Chinese manufacturers are starting to seek growth outside of their traditional areas of expertise. High tech companies now entering the ice cream space, for example.

Predicting this slowdown back in 1Q, SouthBay Research said that – despite official Chinese government assertions – some stimulus would be needed by Summer 2015. Indeed, the PBOC just stepped in with some big monetary help and it won’t be the last.

There’s a reason why Caterpillar expects sales to China to collapse (-10%). Global demand is slowing. At the same time, domestic demand has relied on the property bubble, and we all know how spectacularly it burst.
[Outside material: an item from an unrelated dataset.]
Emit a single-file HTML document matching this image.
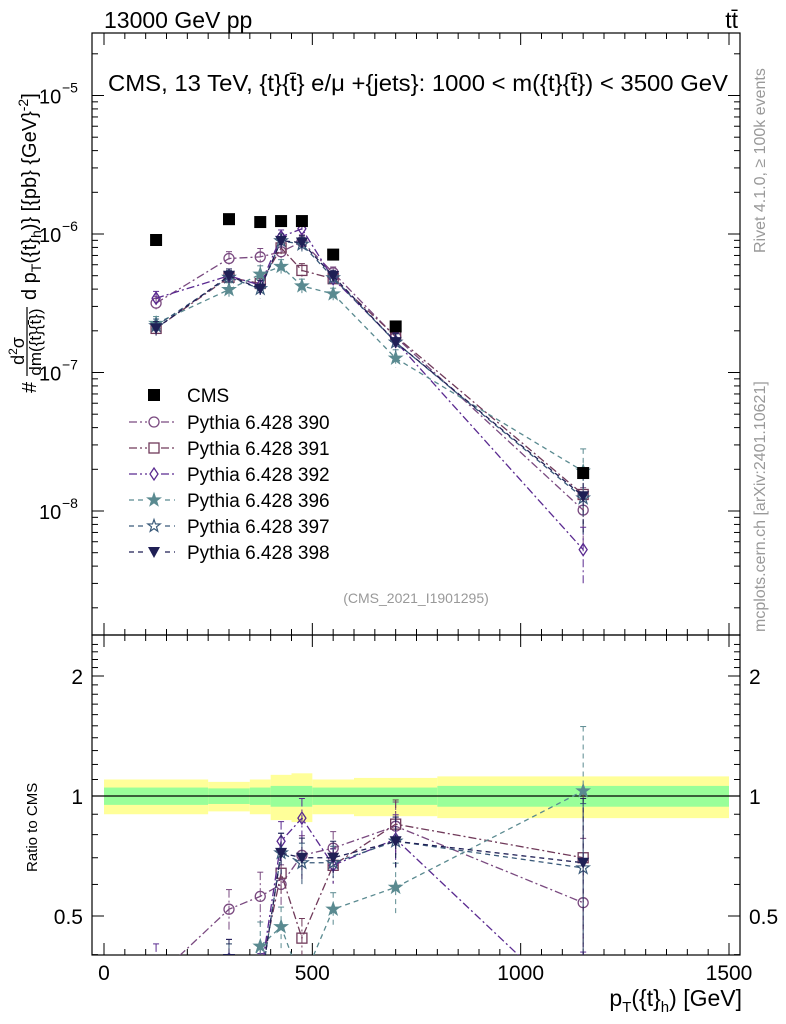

Capital Flight From China to the US

Faced with slowing global demand, a sluggish domestic economy, a collapsing real estate market and a seriously under-performing stock market, Chinese investors are looking for better performance. The US stock market is calling like an oasis in the desert.

While investments in gold have more downside risk and US real estate seems to be peaking, the US equity markets are liquid and seem to have gas left.

Alibaba is a juicy example of capital flight in action. The #1 company in China had the biggest IPO of all time. However Alibaba did not IPO in China and that’s serious loss of face. The likely reason is that important Chinese investors (insiders including government officials) could maximize their returns and, more importantly, keep the money outside of the reach of the Chinese government.

It will be interesting to watch the carrots and sticks the Chinese government puts up to slow capital flight.

Expect Stimulus to Combat Slow Growth

The housing market is crashing, pulling down domestic consumption. Look for some action here in the form of lower down payments or moves to lower interest rates.

Expect monetary stimulus in the form of extra lending.

With slower global demand, China’s consumers are the key going forward. The Chinese government will attempt to keep the yuan flat. A cheaper yuan helps exports but hurts consumers.

This is all good for US equities. A boon in Chinese demand will lead to greater US company sales and a flat yuan keeps the dollar-denominated profits stable (most US companies price in dollars to avoid the yuan trap but there is still exposure to a falling yuan and the erosion of dollar-denominated profits).

Normally a strong dollar is bad for the stock market as it reduces value of offshore profits, slows exports and moves money into alternative investments like bonds. However trends like a Chinese capital flight into the US equity markets will add some tailwind.

This all leads back to our anecdote about iPhone 6 sales. Growth in the mobile phone market is stagnant and other mobile device growth sluggish. The strongest company in China had the largest IPO of all time, but in the US equity market. The Chinese economy is in major need of a kick-start if it wants to keep up with the world.